### DATASET SECTION
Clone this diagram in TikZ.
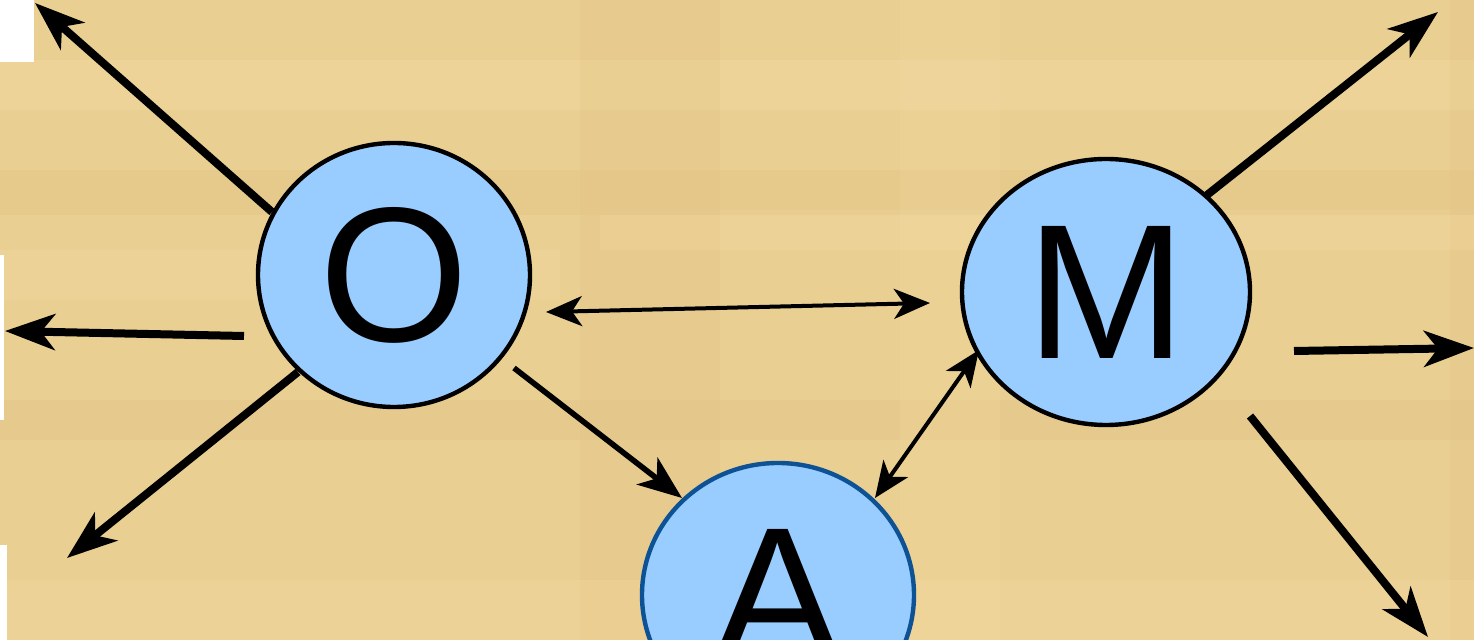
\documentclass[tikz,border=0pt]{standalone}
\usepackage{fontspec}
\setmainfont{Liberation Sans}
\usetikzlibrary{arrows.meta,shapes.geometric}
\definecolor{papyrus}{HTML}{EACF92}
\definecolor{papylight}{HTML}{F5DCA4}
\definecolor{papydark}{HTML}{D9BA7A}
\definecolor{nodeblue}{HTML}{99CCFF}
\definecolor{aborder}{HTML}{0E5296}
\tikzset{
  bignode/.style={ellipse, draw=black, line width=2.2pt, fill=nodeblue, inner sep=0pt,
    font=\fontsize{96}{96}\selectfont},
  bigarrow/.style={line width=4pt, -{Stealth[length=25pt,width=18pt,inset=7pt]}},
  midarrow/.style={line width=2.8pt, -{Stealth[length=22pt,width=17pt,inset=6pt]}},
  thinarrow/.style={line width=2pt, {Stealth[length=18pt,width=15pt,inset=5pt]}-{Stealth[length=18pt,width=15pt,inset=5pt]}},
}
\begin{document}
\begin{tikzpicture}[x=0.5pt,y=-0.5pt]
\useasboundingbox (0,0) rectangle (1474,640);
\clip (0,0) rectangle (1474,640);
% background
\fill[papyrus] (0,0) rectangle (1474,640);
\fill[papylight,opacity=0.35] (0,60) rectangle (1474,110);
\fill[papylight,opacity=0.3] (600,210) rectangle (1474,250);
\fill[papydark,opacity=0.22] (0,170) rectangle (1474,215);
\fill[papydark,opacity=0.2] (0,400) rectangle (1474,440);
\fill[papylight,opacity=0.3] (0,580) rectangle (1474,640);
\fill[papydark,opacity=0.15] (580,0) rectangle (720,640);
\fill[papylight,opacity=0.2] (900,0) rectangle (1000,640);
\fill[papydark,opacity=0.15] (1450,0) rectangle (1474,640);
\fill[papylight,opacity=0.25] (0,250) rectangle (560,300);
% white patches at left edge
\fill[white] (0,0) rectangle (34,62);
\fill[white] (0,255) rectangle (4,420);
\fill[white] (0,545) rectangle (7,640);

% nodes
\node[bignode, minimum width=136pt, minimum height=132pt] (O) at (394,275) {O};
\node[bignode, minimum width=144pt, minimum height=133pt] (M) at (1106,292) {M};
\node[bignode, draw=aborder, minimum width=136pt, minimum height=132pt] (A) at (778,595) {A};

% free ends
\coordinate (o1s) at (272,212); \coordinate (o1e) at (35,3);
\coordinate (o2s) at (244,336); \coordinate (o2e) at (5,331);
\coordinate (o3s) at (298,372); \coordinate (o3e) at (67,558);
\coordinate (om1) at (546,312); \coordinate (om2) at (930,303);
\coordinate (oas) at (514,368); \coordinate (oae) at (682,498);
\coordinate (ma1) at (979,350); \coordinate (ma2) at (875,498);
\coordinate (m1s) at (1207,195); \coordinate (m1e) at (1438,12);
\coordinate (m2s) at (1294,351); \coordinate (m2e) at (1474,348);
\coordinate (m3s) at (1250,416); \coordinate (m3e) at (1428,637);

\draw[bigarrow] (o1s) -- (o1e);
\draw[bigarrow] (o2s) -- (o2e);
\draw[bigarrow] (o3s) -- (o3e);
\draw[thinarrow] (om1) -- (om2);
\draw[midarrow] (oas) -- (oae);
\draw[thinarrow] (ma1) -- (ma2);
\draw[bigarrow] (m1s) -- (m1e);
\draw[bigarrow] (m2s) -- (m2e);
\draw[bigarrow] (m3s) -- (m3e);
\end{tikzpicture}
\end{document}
######
- **EXERCISE DIRECTIONS**: Retype the whole listing exactly and leave the pictures out.

- **TASK OUTPUT**:
Clone this diagram in TikZ.
\documentclass[tikz,border=0pt]{standalone}
\usepackage{fontspec}
\setmainfont{Liberation Sans}
\usetikzlibrary{arrows.meta,shapes.geometric}
\definecolor{papyrus}{HTML}{EACF92}
\definecolor{papylight}{HTML}{F5DCA4}
\definecolor{papydark}{HTML}{D9BA7A}
\definecolor{nodeblue}{HTML}{99CCFF}
\definecolor{aborder}{HTML}{0E5296}
\tikzset{
  bignode/.style={ellipse, draw=black, line width=2.2pt, fill=nodeblue, inner sep=0pt,
    font=\fontsize{96}{96}\selectfont},
  bigarrow/.style={line width=4pt, -{Stealth[length=25pt,width=18pt,inset=7pt]}},
  midarrow/.style={line width=2.8pt, -{Stealth[length=22pt,width=17pt,inset=6pt]}},
  thinarrow/.style={line width=2pt, {Stealth[length=18pt,width=15pt,inset=5pt]}-{Stealth[length=18pt,width=15pt,inset=5pt]}},
}
\begin{document}
\begin{tikzpicture}[x=0.5pt,y=-0.5pt]
\useasboundingbox (0,0) rectangle (1474,640);
\clip (0,0) rectangle (1474,640);
% background
\fill[papyrus] (0,0) rectangle (1474,640);
\fill[papylight,opacity=0.35] (0,60) rectangle (1474,110);
\fill[papylight,opacity=0.3] (600,210) rectangle (1474,250);
\fill[papydark,opacity=0.22] (0,170) rectangle (1474,215);
\fill[papydark,opacity=0.2] (0,400) rectangle (1474,440);
\fill[papylight,opacity=0.3] (0,580) rectangle (1474,640);
\fill[papydark,opacity=0.15] (580,0) rectangle (720,640);
\fill[papylight,opacity=0.2] (900,0) rectangle (1000,640);
\fill[papydark,opacity=0.15] (1450,0) rectangle (1474,640);
\fill[papylight,opacity=0.25] (0,250) rectangle (560,300);
% white patches at left edge
\fill[white] (0,0) rectangle (34,62);
\fill[white] (0,255) rectangle (4,420);
\fill[white] (0,545) rectangle (7,640);

% nodes
\node[bignode, minimum width=136pt, minimum height=132pt] (O) at (394,275) {O};
\node[bignode, minimum width=144pt, minimum height=133pt] (M) at (1106,292) {M};
\node[bignode, draw=aborder, minimum width=136pt, minimum height=132pt] (A) at (778,595) {A};

% free ends
\coordinate (o1s) at (272,212); \coordinate (o1e) at (35,3);
\coordinate (o2s) at (244,336); \coordinate (o2e) at (5,331);
\coordinate (o3s) at (298,372); \coordinate (o3e) at (67,558);
\coordinate (om1) at (546,312); \coordinate (om2) at (930,303);
\coordinate (oas) at (514,368); \coordinate (oae) at (682,498);
\coordinate (ma1) at (979,350); \coordinate (ma2) at (875,498);
\coordinate (m1s) at (1207,195); \coordinate (m1e) at (1438,12);
\coordinate (m2s) at (1294,351); \coordinate (m2e) at (1474,348);
\coordinate (m3s) at (1250,416); \coordinate (m3e) at (1428,637);

\draw[bigarrow] (o1s) -- (o1e);
\draw[bigarrow] (o2s) -- (o2e);
\draw[bigarrow] (o3s) -- (o3e);
\draw[thinarrow] (om1) -- (om2);
\draw[midarrow] (oas) -- (oae);
\draw[thinarrow] (ma1) -- (ma2);
\draw[bigarrow] (m1s) -- (m1e);
\draw[bigarrow] (m2s) -- (m2e);
\draw[bigarrow] (m3s) -- (m3e);
\end{tikzpicture}
\end{document}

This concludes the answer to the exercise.